Depuis que le gouvernement Charest a donné à deux ingénieurs et homme d'affaires de renom, Guy Saint-Pierre et Armand Couture, le mandat d'étudier le dossier du CHUM, des commentateurs ont remis en cause leur objectivité, compte tenu des liens entre ces deux hommes et la firme d'ingénierie SNC-Lavalin. On allègue que MM. Saint-Pierre et Couture sont en conflit d'intérêts parce que, si le site d'Outremont était choisi, SNC pourrait faire partie du consortium chargé de construire le projet.

À mesure que le débat sur le CHUM dégénère, l'usage de la médisance comme argument s'accroît, dans les deux camps. On ne discute pas de ce que les gens font ou disent, mais de qui ils sont et de leurs motivations supposées. Il est tenu pour acquis qu'une personne du monde des affaires fait tout par intérêt pécuniaire, qu'un politicien agit toujours par ambition, tandis qu'un leader syndical ne peut agir que pour la cause... Le gouvernement a commandé une nouvelle étude sur l'emplacement du CHUM; on peut certainement s'interroger sur le bien-fondé de cette décision. Cela dit, dans la mesure où il voulait disposer d'une nouvelle analyse du dossier, à qui le gouvernement devait-il la demander? Comme plusieurs des questions en jeu portent sur les coûts de construction, le choix d'ingénieurs familiers avec les grands projets coulait de source. À cet égard, la crédibilité de Guy Saint-Pierre (qui a été président de SNC-Lavalin, l'une des plus grandes sociétés d'ingénierie du monde) et d'Armand Couture (qui a dirigé les chantiers de la Baie-James et présidé les destinées d'Hydro-Québec) est inattaquable.

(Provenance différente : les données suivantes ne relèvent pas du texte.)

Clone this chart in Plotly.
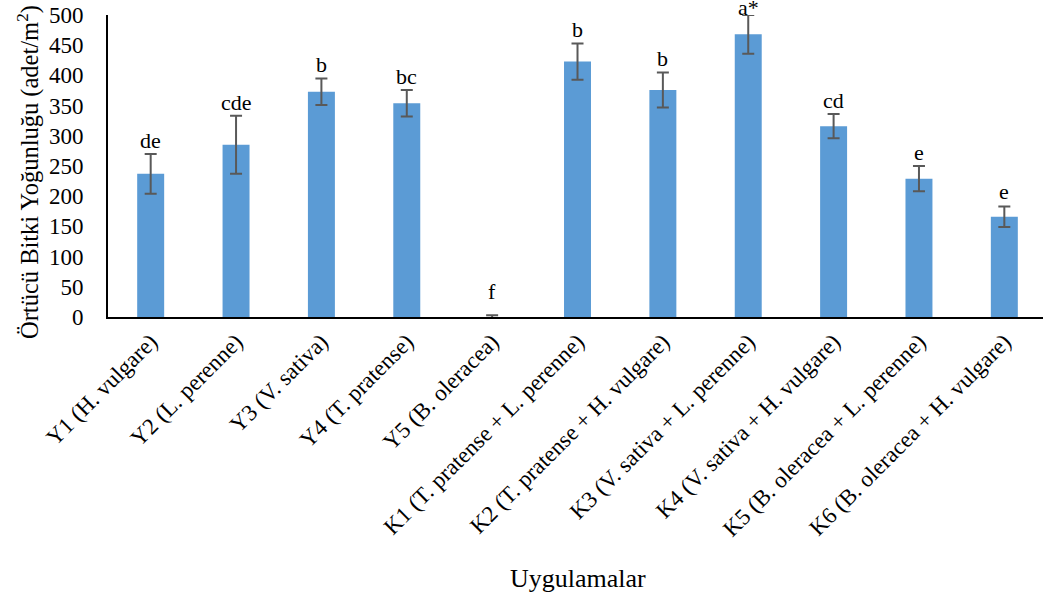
import plotly.graph_objects as go

# Treatments and mean cover-crop plant density (adet/m2) with standard errors
categories = [
    "Y1 (H. vulgare)",
    "Y2 (L. perenne)",
    "Y3 (V. sativa)",
    "Y4 (T. pratense)",
    "Y5 (B. oleracea)",
    "K1 (T. pratense + L. perenne)",
    "K2 (T. pratense + H. vulgare)",
    "K3 (V. sativa + L. perenne)",
    "K4 (V. sativa + H. vulgare)",
    "K5 (B. oleracea + L. perenne)",
    "K6 (B. oleracea + H. vulgare)",
]
density = [237, 285, 373, 354, 0, 423, 376, 468, 316, 229, 166]
std_err = [33, 48, 22, 22, 3, 30, 29, 32, 20, 21, 17]
groups = ["de", "cde", "b", "bc", "f", "b", "b", "a*", "cd", "e", "e"]

y_ticks = [0, 50, 100, 150, 200, 250, 300, 350, 400, 450, 500]
Y_MAX = 500

FONT = "Liberation Serif, Times New Roman, serif"
BAR_COLOR = "#5B9BD5"
ERR_COLOR = "#595959"

fig = go.Figure()
fig.add_trace(
    go.Bar(
        x=categories,
        y=density,
        marker=dict(color=BAR_COLOR, line=dict(width=0)),
        width=0.316,
        error_y=dict(
            type="data",
            array=std_err,
            visible=True,
            color=ERR_COLOR,
            thickness=2,
            width=6,
        ),
        hoverinfo="x+y",
    )
)

# Significance letters: sit just above the bar, or above the error bar when it is taller
for cat, val, err, grp in zip(categories, density, std_err, groups):
    label_y = min(val + max(30, err + 10), Y_MAX)
    fig.add_annotation(
        x=cat,
        y=label_y,
        xref="x",
        yref="y",
        text=grp,
        showarrow=False,
        yanchor="bottom",
        xanchor="center",
        yshift=-7,
        font=dict(family=FONT, size=22, color="black"),
    )

# Axis titles
fig.add_annotation(
    x=0,
    y=0.5,
    xref="paper",
    yref="paper",
    text="Örtücü Bitki Yoğunluğu (adet/m<sup>2</sup>)",
    textangle=-90,
    showarrow=False,
    xanchor="center",
    yanchor="middle",
    xshift=-80,
    yshift=-6,
    font=dict(family=FONT, size=24.5, color="black"),
)
fig.add_annotation(
    x=5,
    y=0,
    xref="x",
    yref="paper",
    text="Uygulamalar",
    showarrow=False,
    xanchor="center",
    yanchor="middle",
    yshift=-261,
    font=dict(family=FONT, size=26, color="black"),
)

fig.update_layout(
    width=1043,
    height=599,
    margin=dict(l=108, r=0, t=15, b=282),
    plot_bgcolor="white",
    paper_bgcolor="white",
    showlegend=False,
    font=dict(family=FONT, color="black"),
    xaxis=dict(
        type="category",
        range=[-0.5, 10.453],
        showline=True,
        linecolor="black",
        linewidth=2,
        showgrid=False,
        ticks="",
        tickangle=-45,
        tickfont=dict(family=FONT, size=23, color="black"),
        automargin=False,
    ),
    yaxis=dict(
        range=[0, Y_MAX],
        tickvals=y_ticks,
        showline=True,
        linecolor="black",
        linewidth=2,
        showgrid=False,
        zeroline=False,
        ticks="",
        ticklabelstandoff=18,
        tickfont=dict(family=FONT, size=23, color="black"),
        automargin=False,
    ),
)

fig.write_html("out.html")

Bien sûr, les deux hommes ont travaillé chez SNC. En quoi cela diminue-t-il leur compétence? Les personnes qui disposent d'une grande expertise dans un domaine sont nécessairement au coeur de l'action. Ils ont dirigé des entreprises, des groupes de recherche... Ils ont des amitiés multiples, des liens et des intérêts. Et- mais ça, on ne le mentionne jamais- la plupart d'entre eux sont d'une honnêteté irréprochable.

Dans les coulisses du débat sur le CHUM, les procès d'intentions contre les fonctionnaires, les politiciens et les consultants se multiplient. Il serait de loin préférable de juger tous ces gens à leurs actes, plutôt que de mettre en doute leur bonne foi. Ce serait plus juste, et on risquerait moins de se tromper. Combien étaient certains que, bon libéral, ex-employé de Power Corporation, Daniel Johnson recommanderait le site Outremont? Surprise: M. Johnson tient mordicus à Saint-Luc!

Combien ont fait un lien entre l'appui donné au site d'Outremont par M. Jean Coutu et le fait que son groupe ait inauguré, à proximité, une de ses plus grandes pharmacies? Évidemment, personne ne s'est enfargé dans les «détails» suivants: le groupe Jean Coutu possédait déjà une pharmacie à cet endroit depuis 1991; la nouvelle pharmacie a été inaugurée en février 2004, plusieurs mois avant que l'idée du site Outremont ne germe dans le cerveau du recteur Lacroix.

Lorsque Guy Saint-Pierre et Armand Couture auront produit leur rapport, on pourra le décortiquer, et critiquer à sa guise les calculs, le raisonnement, les conclusions. Ce sera moins facile, mais plus profitable que d'attaquer sans raison leur réputation.